= What to do =
Report, word for word, every line of the material that contains "script".
======== Available data
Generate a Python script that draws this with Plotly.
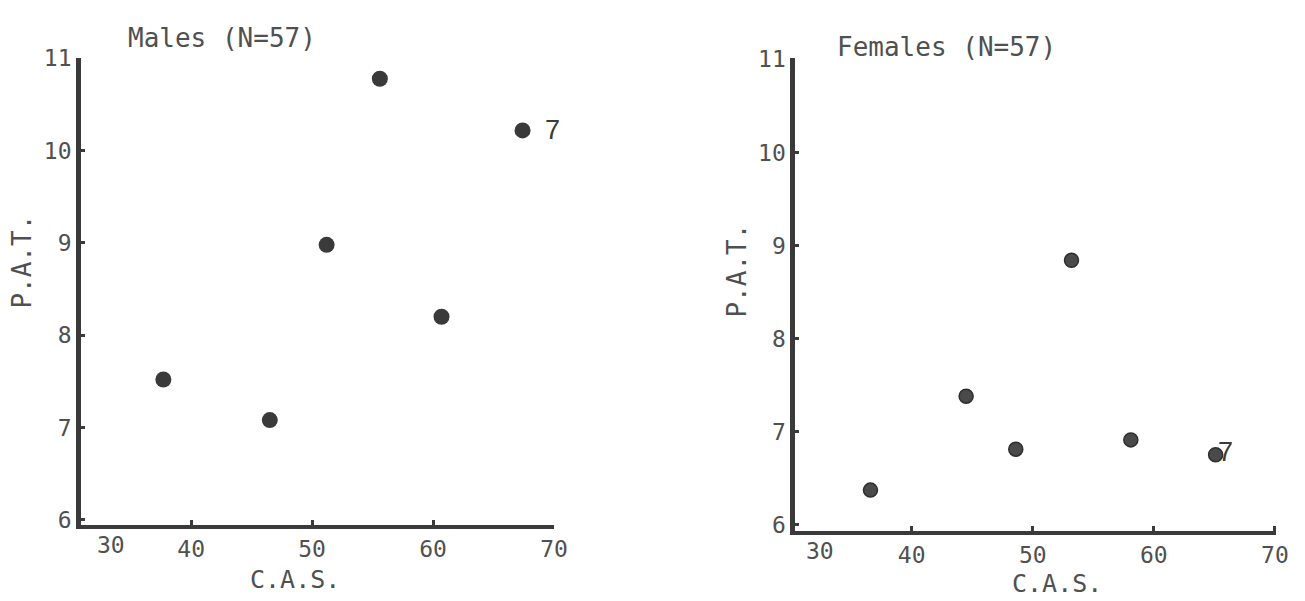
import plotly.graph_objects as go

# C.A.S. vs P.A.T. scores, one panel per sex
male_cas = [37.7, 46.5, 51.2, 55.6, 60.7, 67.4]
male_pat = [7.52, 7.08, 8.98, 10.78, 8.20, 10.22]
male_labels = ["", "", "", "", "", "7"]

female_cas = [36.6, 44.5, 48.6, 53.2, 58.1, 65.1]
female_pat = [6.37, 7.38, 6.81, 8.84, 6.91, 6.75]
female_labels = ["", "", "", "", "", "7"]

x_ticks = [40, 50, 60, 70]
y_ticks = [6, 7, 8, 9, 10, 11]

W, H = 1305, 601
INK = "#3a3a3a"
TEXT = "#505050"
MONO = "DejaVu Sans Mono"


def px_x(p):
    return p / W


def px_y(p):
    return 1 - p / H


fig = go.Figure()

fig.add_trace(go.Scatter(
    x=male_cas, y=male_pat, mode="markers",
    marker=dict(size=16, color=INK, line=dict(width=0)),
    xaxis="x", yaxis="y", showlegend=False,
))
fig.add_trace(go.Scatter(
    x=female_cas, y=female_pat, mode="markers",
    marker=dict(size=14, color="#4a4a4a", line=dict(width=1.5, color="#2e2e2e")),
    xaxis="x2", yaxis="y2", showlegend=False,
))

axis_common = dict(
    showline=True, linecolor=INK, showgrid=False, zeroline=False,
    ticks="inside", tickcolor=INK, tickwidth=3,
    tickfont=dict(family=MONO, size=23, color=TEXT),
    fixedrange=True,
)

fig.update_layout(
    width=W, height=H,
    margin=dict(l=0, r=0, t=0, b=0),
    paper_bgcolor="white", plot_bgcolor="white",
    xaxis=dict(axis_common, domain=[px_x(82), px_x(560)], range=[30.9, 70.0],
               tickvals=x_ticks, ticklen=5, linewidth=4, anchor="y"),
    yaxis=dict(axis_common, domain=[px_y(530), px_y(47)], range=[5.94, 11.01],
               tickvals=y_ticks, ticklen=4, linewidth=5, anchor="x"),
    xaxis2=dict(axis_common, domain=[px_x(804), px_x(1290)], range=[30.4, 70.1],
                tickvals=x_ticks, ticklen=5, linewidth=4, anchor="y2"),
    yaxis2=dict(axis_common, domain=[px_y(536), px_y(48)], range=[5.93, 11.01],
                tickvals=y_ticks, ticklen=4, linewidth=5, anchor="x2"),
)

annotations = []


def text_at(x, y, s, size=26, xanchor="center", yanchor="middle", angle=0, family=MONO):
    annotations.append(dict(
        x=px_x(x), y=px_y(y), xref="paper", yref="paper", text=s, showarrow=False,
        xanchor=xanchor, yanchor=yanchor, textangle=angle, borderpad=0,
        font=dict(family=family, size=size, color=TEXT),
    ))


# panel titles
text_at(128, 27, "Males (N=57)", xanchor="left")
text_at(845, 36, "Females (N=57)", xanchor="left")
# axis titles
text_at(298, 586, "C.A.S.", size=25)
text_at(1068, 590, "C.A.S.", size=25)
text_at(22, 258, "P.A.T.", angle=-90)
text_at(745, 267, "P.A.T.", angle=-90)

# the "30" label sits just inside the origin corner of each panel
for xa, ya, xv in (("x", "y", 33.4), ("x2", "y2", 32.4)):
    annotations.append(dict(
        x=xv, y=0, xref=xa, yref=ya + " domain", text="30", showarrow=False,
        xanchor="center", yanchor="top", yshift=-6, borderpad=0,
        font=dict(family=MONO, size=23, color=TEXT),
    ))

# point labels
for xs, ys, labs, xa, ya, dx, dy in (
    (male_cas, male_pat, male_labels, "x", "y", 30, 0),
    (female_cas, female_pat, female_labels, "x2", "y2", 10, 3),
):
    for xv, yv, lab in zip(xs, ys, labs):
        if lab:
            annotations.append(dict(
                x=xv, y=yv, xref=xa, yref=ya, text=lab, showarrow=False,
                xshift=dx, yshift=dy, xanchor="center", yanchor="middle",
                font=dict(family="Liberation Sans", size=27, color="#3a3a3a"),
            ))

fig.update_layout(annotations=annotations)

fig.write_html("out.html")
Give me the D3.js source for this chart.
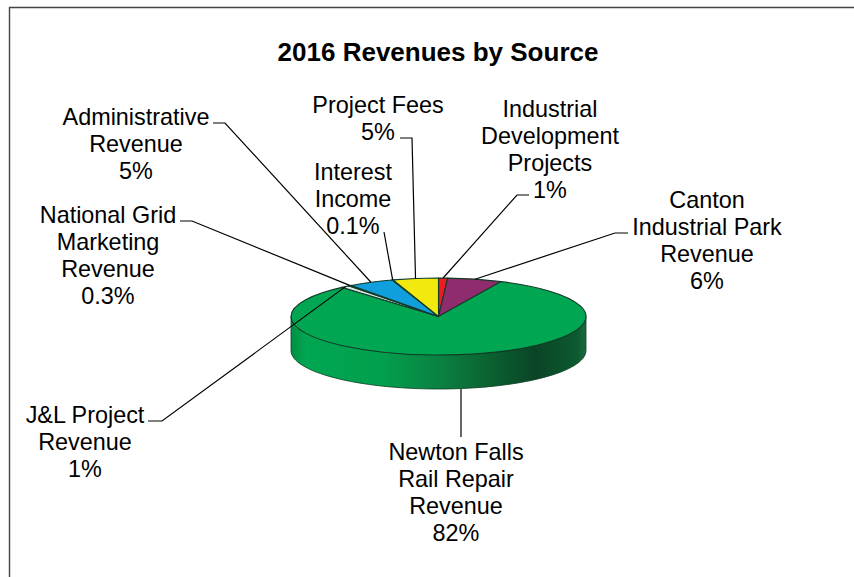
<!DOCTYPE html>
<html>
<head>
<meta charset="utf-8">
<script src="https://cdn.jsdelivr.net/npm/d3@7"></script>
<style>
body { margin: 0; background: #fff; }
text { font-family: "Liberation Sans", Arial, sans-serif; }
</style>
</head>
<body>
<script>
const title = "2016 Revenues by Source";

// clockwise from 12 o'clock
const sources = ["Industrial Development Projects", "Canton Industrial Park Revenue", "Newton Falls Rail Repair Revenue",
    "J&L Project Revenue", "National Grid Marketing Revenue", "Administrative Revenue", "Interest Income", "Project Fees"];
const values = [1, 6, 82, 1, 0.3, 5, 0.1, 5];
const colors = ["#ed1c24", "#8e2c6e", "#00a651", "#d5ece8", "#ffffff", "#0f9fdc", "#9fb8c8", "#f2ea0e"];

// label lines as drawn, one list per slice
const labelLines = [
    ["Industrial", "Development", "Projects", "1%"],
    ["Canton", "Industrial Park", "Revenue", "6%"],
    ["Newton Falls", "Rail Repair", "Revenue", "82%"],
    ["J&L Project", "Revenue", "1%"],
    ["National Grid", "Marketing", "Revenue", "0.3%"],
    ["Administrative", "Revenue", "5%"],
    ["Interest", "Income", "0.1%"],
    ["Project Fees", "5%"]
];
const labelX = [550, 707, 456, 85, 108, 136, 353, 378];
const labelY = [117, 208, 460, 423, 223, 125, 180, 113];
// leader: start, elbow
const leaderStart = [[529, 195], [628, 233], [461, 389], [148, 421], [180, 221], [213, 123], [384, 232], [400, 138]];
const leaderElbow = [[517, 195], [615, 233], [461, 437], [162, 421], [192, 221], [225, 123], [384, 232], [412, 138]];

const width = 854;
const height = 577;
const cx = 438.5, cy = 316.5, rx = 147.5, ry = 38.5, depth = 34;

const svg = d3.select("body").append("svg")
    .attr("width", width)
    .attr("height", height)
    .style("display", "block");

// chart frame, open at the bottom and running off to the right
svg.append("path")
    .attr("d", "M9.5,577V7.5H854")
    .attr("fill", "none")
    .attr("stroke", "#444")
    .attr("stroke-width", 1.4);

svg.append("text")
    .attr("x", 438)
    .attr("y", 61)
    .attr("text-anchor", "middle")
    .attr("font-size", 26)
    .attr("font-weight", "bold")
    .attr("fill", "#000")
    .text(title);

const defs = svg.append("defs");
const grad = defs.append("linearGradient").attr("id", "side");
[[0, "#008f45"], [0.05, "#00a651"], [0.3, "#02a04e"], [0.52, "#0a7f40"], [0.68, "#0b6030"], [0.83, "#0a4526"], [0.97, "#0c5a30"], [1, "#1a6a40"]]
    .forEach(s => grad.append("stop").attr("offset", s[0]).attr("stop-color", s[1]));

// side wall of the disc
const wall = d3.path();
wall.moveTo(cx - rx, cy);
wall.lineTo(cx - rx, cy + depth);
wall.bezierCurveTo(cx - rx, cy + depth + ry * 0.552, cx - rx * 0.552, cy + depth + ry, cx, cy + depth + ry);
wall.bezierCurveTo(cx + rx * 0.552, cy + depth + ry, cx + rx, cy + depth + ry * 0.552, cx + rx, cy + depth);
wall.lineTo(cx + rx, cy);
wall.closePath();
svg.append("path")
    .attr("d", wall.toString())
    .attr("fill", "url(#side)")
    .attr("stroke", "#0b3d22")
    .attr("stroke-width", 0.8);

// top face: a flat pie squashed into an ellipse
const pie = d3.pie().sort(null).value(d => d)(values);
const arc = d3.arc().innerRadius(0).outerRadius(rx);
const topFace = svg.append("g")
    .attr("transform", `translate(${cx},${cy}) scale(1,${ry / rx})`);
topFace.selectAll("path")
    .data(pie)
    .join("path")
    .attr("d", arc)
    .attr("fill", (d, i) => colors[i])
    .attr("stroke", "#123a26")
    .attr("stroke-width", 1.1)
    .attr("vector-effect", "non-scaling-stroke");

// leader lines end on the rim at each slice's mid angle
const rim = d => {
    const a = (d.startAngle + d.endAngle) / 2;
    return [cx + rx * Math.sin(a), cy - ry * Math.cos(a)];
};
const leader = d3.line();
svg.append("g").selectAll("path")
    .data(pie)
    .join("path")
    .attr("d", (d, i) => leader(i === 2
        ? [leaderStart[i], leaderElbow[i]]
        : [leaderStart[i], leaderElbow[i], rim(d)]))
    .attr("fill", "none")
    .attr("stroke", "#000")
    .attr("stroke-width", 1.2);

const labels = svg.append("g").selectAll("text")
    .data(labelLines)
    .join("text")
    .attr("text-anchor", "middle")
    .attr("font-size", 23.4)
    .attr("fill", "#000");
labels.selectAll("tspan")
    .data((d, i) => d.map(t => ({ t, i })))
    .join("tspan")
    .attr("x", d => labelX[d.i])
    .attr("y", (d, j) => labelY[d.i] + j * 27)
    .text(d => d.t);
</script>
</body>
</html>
================
= Result for this task =
Generate a Python script that draws this with Plotly.
<script src="https://cdn.jsdelivr.net/npm/d3@7"></script>
<script>
</script>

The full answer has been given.